Wednesday, Clear Channel Outdoor is launching its third network of digital billboards in L.A., and for the first time they'll feature breaking headlines bought and paid for by a major newspaper: the Los Angeles Times.

The billboards still run static photos, as opposed to video, though the images can be changed on the fly, perfect for selecting interesting stories that the Times will want to tout throughout the day, accompanied by the suggestion to read all about it in the newspaper or at its Web site.

The Times has purchased space on 10 billboards, or one of three equal-size "networks" that Clear Channel operates in the L.A. area.

The 10-week campaign will consist of eight-second spots running on the 10 color LED digital displays nearly 71,000 times per week, leaving plenty of spots for Clear Channel to sell to other advertisers on the same network.

Clear Channel even built a unique interface for the Times to make sure that the displays could easily be changed according to the whims of the editorial and marketing departments at the newspaper.

"It's brand new for them, and it's brand new for us," said John O'Laughlin, president of targeted media at Times Media Group.

Well, almost. There was a soft launch around the time of the recent Academy Awards telecast, wherein the paper fed Oscar-related news to the billboards.

O'Laughlin said the results, while difficult to quantify, were encouraging enough with the soft launch to delve deeper. So after the 10-week stint that begins March 5, the paper will launch another campaign around the time of the Summer Olympics and another one in the weeks leading up to the presidential election.

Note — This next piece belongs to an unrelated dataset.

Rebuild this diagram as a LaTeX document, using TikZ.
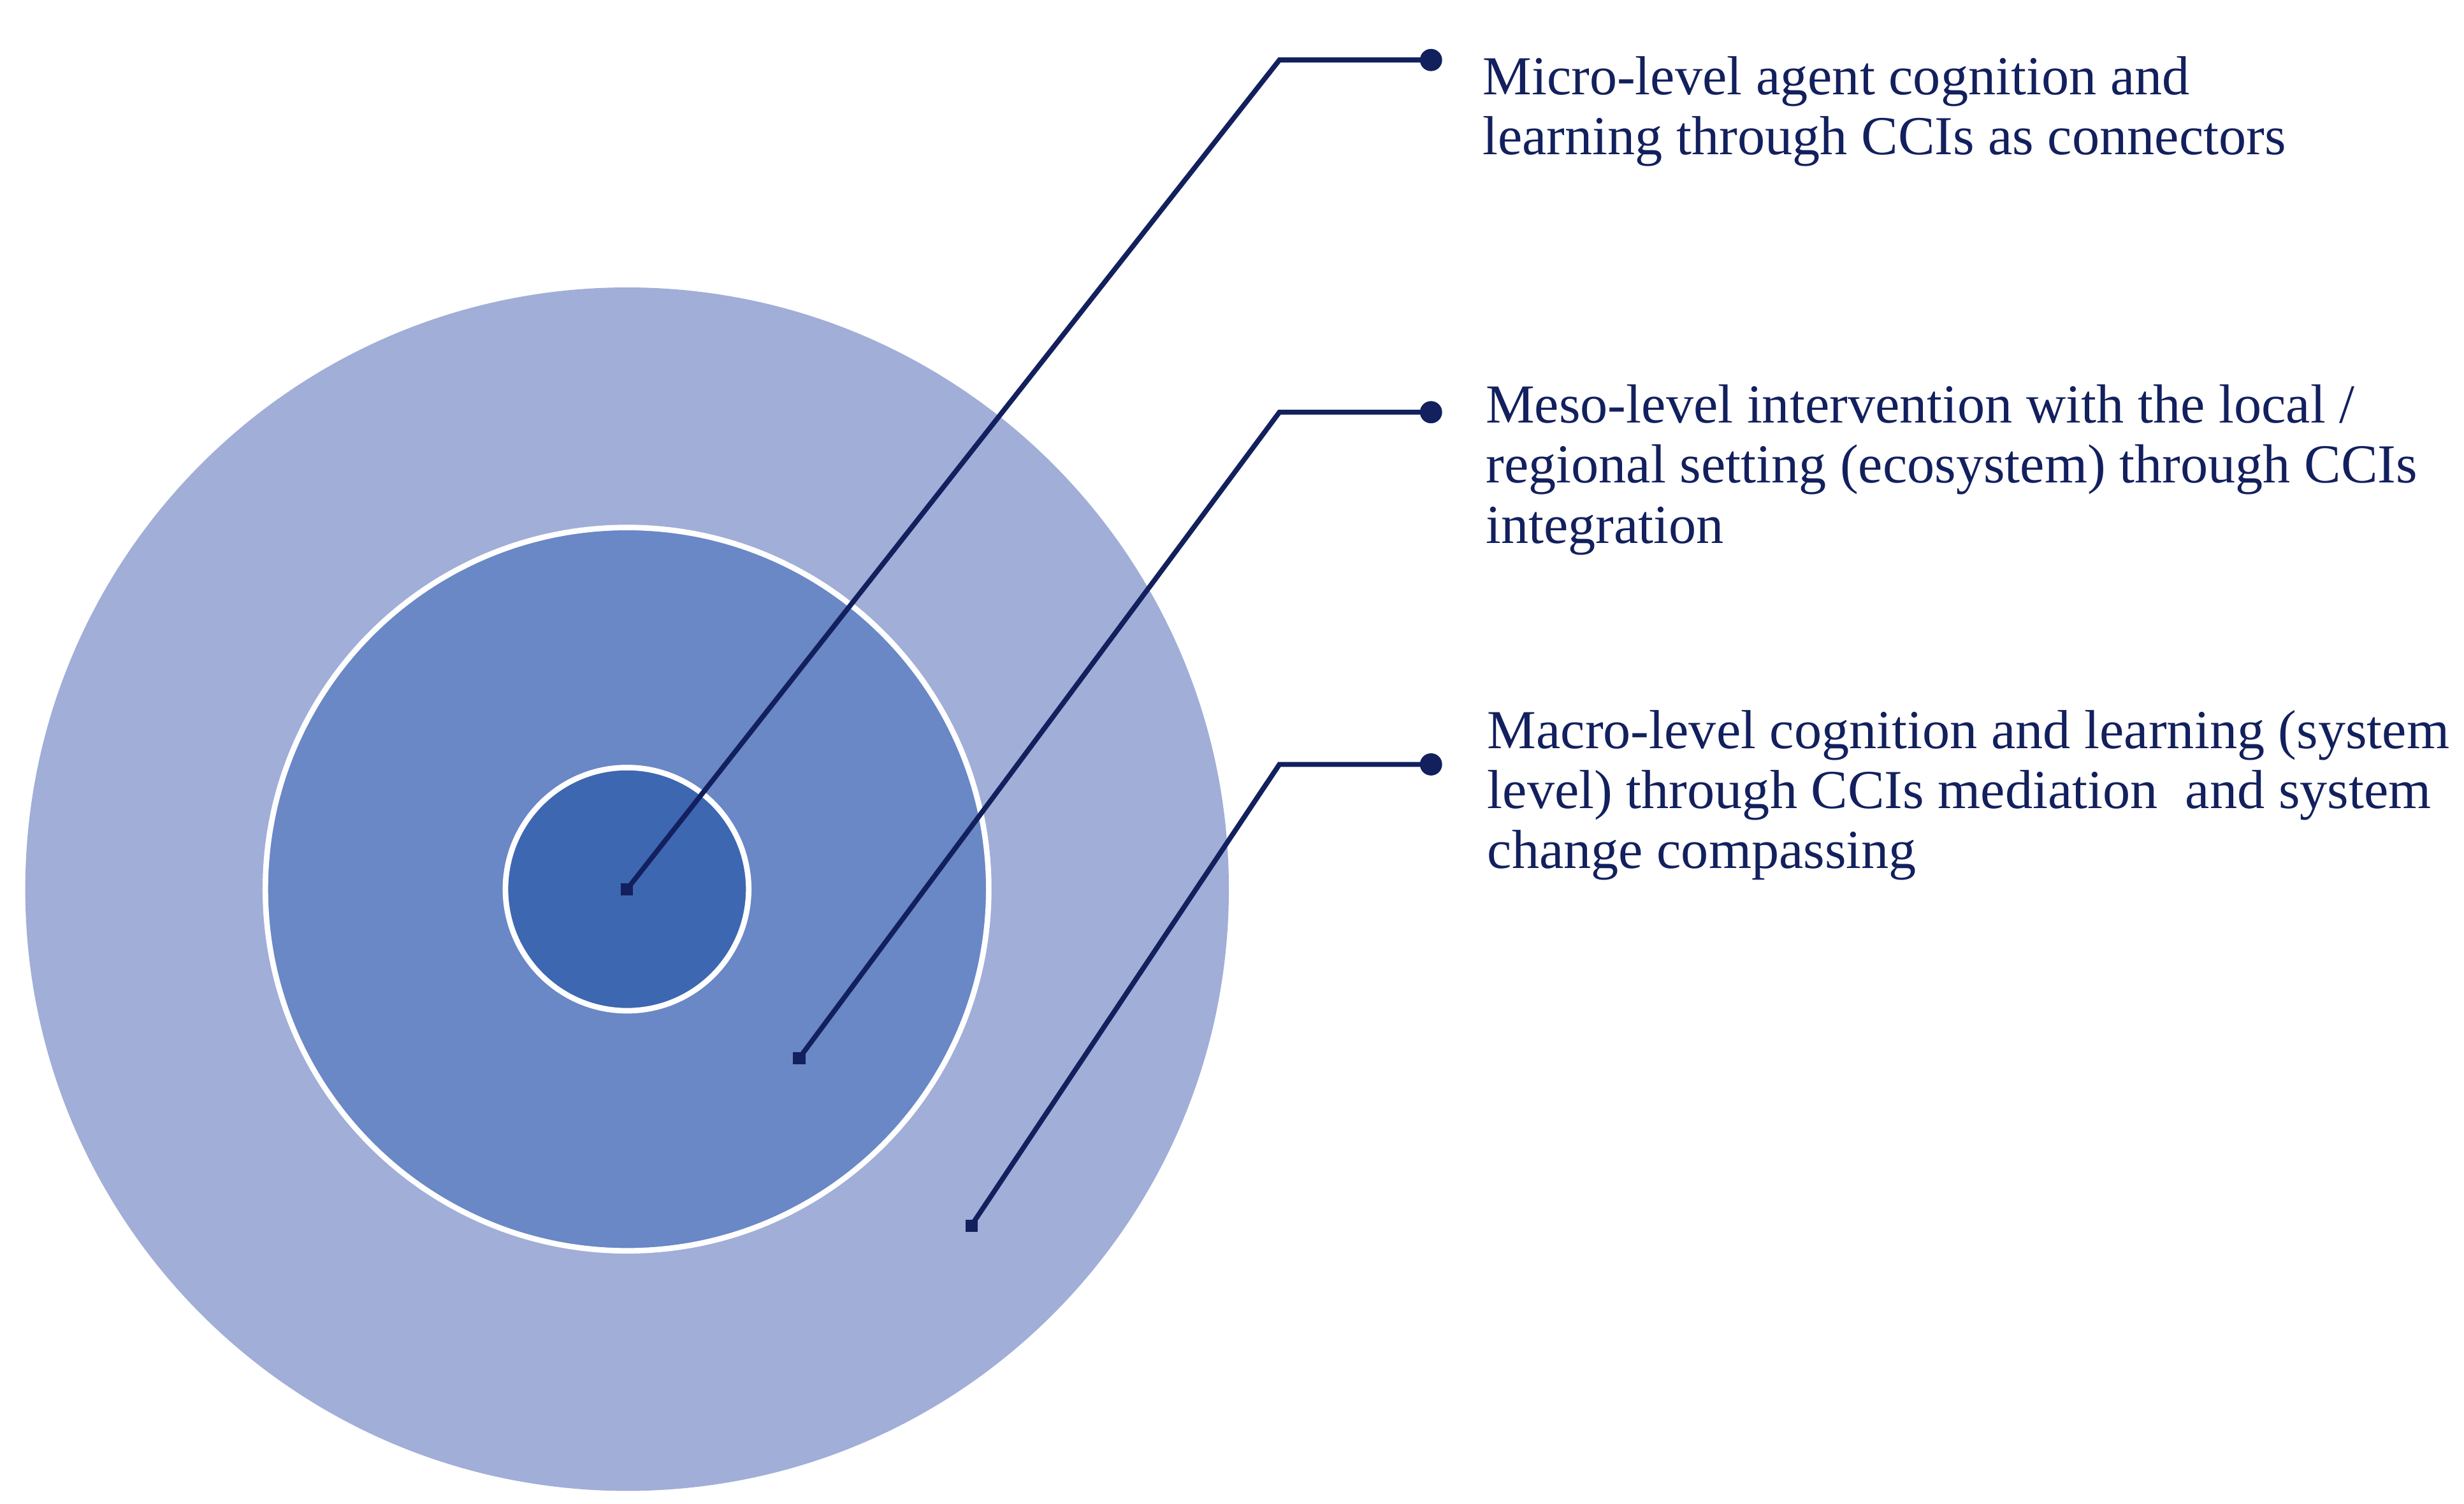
\documentclass[tikz,border=0pt]{standalone}
\usepackage{fontspec}
\setmainfont{Liberation Serif}
\begin{document}
\begin{tikzpicture}[x=0.01cm,y=-0.01cm,
  ln/.style={draw=navy,line width=0.9pt},
  dot/.style={circle,fill=navy,inner sep=0pt,minimum size=4pt},
  sq/.style={fill=navy,inner sep=0pt,minimum size=2.2pt},
  lbl/.style={anchor=north west,align=left,text=navy,font=\fontsize{9.9pt}{10.8pt}\selectfont,inner sep=0pt}]
\definecolor{navy}{HTML}{13205E}
\definecolor{c1}{HTML}{A0AED8}
\definecolor{c2}{HTML}{6A87C6}
\definecolor{c3}{HTML}{3D67B0}
\useasboundingbox (0,0) rectangle (1560,952);
\fill[c1] (397,563) circle (381);
\filldraw[fill=c2,draw=white,line width=1pt] (397,563) circle (229);
\filldraw[fill=c3,draw=white,line width=1pt] (397,563) circle (77);
\node[sq] (s1) at (397,563) {};
\node[sq] (s2) at (506,670) {};
\node[sq] (s3) at (615,776) {};
\coordinate (k1) at (810,38);
\coordinate (k2) at (810,261);
\coordinate (k3) at (810,484);
\node[dot] (d1) at (906,38) {};
\node[dot] (d2) at (906,261) {};
\node[dot] (d3) at (906,484) {};
\draw[ln] (s1.center) -- (k1) -- (d1.center);
\draw[ln] (s2.center) -- (k2) -- (d2.center);
\draw[ln] (s3.center) -- (k3) -- (d3.center);
\node[lbl] (t1) at (938,35) {Micro-level agent cognition and\\learning through CCIs as connectors};
\node[lbl] (t2) at (940,243) {Meso-level intervention with the local /\\regional setting (ecosystem) through CCIs\\integration};
\node[lbl] (t3) at (941,449) {Macro-level cognition and learning (system\\level) through CCIs mediation\ \ and system\\change compassing};
\end{tikzpicture}
\end{document}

"This kind of cool technology represents the multimedia nature of our brands," he said.

Although novel for a newspaper, it won't be the first time digital billboards are used to keep the public abreast of current events. In Chicago, for example, authorities are using them in their search for Stacy Peterson, the missing wife of a former police officer whose case has become a staple at cable news outlets. They've also been using digital billboards in their hunt for the killer of five women at a Lane Bryant store in Tinley Park, Ill.

The billboard industry, dominated by such large players as CCO, CBS Outdoor and Lamar Advertising, was nearly stagnant just six years ago but has surged courtesy of digital technology. PricewaterhouseCoopers figures that the industry took in $3.14 billion in the U.S. in 2002 and will grow at an 8.9 percent clip annually to $6.8 billion in 2011.

Messages that can be changed frequently are the big attraction of digital billboards, perfect for time-sensitive ads like the opening of a movie.

Plus, said PWC: "The newest billboards can provide up to a billion shades of color, creating opportunities for spectacular displays that incorporate animation, moving images and elaborate lighting effects."

Blade Runner director Ridley Scott should be proud.